We'll now continue with exercise 1.5 from the directory ''1.5_spaces''. 
As you can see when listing the files in the image directory, some of the filenames have spaces in the filename.
When you run the script on such a file, it will not work, and we will get several error messages:
<code>
./jobscript.sh ../images/Sarus  Crane Duet.jpg 
ERROR: File ../images/Sarus does not exist
</code>
And if we would fix the way we supply the file name, by adding quotes around the file name:
<code>
./jobscript.sh "../images/Sarus  Crane Duet.jpg" 
./jobscript.sh: line 11: [: too many arguments
./jobscript.sh: line 18: [: too many arguments
ERROR: File ../images/Sarus Crane Duet.jpg does not exist
</code>
Note that the ERROR message is triggered by the error in the test at line 18, and is misleading.
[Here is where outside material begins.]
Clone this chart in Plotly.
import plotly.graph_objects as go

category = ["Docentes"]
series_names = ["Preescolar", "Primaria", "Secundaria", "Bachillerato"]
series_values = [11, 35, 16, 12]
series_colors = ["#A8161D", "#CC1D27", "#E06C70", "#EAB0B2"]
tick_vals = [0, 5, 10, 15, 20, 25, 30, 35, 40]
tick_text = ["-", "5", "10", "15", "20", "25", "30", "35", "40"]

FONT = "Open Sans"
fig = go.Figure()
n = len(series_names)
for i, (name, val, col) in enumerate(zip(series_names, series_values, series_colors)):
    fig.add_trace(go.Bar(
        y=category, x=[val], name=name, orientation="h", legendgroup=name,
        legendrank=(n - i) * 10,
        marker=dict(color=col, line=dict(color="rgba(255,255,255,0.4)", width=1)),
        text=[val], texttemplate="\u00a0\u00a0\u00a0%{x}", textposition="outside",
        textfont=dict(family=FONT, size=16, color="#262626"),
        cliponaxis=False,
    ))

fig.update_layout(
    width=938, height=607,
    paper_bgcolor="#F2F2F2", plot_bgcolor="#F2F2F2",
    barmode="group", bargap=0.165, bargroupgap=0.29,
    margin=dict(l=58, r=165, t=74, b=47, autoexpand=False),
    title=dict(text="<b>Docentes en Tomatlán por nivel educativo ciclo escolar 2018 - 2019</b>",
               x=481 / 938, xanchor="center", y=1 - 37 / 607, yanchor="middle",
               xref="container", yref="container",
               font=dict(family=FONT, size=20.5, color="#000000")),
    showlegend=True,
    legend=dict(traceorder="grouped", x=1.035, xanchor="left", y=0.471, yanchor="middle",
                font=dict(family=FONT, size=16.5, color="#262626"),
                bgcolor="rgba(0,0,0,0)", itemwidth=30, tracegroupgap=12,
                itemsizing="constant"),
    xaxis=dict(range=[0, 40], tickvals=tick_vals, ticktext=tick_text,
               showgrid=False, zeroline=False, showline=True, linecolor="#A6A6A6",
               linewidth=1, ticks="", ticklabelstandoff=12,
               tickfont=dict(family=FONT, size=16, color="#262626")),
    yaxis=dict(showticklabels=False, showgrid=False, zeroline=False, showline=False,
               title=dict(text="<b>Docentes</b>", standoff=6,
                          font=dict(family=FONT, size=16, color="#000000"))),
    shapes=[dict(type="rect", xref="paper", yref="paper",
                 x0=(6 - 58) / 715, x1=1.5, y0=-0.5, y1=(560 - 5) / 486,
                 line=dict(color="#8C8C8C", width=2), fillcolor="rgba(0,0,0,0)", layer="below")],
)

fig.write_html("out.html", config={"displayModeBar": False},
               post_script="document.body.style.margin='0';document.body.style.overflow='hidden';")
To make the script more robust we will need to fix the way the argument is handled. This needs to be done by adding quotation marks around the argument. Like for example in line 11:
<code>
if [ -z "$1" ]
</code>

Note that you need to use the double quotes ", and not ', as the latter will cause the environment variable name to not be expanded but used directly. You can see this behaviour in for example:
<code>
echo '$USER'
$USER
</code> 
as opposed to 
<code>
echo "$USER"
myusername
</code>

Modify the script to fix all the occurrences of file names, both as $1, and as $filename, by adding quotation marks around the environment variable with the file name. Test the new script by submitting a job and supplying as argument an image with a space in its filename.

<hidden Solution>
After finishing this exercise the jobscript could look like:
<code>
#!/bin/bash
#SBATCH --nodes=1
#SBATCH --ntasks-per-node=1
#SBATCH --cpus-per-task=1
#SBATCH --mem=4GB
#SBATCH --time=00:10:00
#SBATCH --partition=regular
#SBATCH --job-name=Sharpening

# Check if filename has been supplied
if [ -z "$1" ]
then
    echo "ERROR: No input specified"
    exit -1
fi

# Check if file exists
if [ -e "$1" ]
then
    echo "Processing image: " $1

    # Clean up the module environment
    module purge
    # Load the conversion and identification tools
    module load ImageMagick/7.1.0-53-GCCcore-12.2.0
    # Load the compilers
    module load foss/2022b

    # Get the directory in which the file is stored
    dirname=$(dirname "$1")
    filename=$(basename "$1")
    
    # Determine width and height of the image
    width=$(identify -format "%w" "$dirname/$filename")
    height=$(identify -format "%h" "$dirname/$filename")
    echo "Width: " $width
    echo "Height: " $height
    
    # Compile the program
    make

    # Convert the jpg file to the rgb format for easy processing
    convert "$dirname/$filename" "$filename.rgb"
    # Run the convolution filter program on the image
    ./mpi_omp_conv "$filename.rgb" $width $height 1 rgb
    # Convert the resulting file back to jpg format
    convert -size ${width}x${height}  -depth 8 "conv_$filename.rgb" "conv_$filename"
    
    # Remove the intermediate files
    rm "$filename.rgb" "conv_$filename.rgb"
else
    echo "ERROR: File $1 does not exist"
    exit -1
fi
</code>
Test your script using, for instance::
<code>
sbatch jobscript.sh "../images/Sarus Crane Duet.jpg"
</code>
</hidden>

==== Exercise 1.6: Loop over number of images ====

If we need to process a lot of images, it would be nice if we could automate this process, instead of submitting all jobs by hand.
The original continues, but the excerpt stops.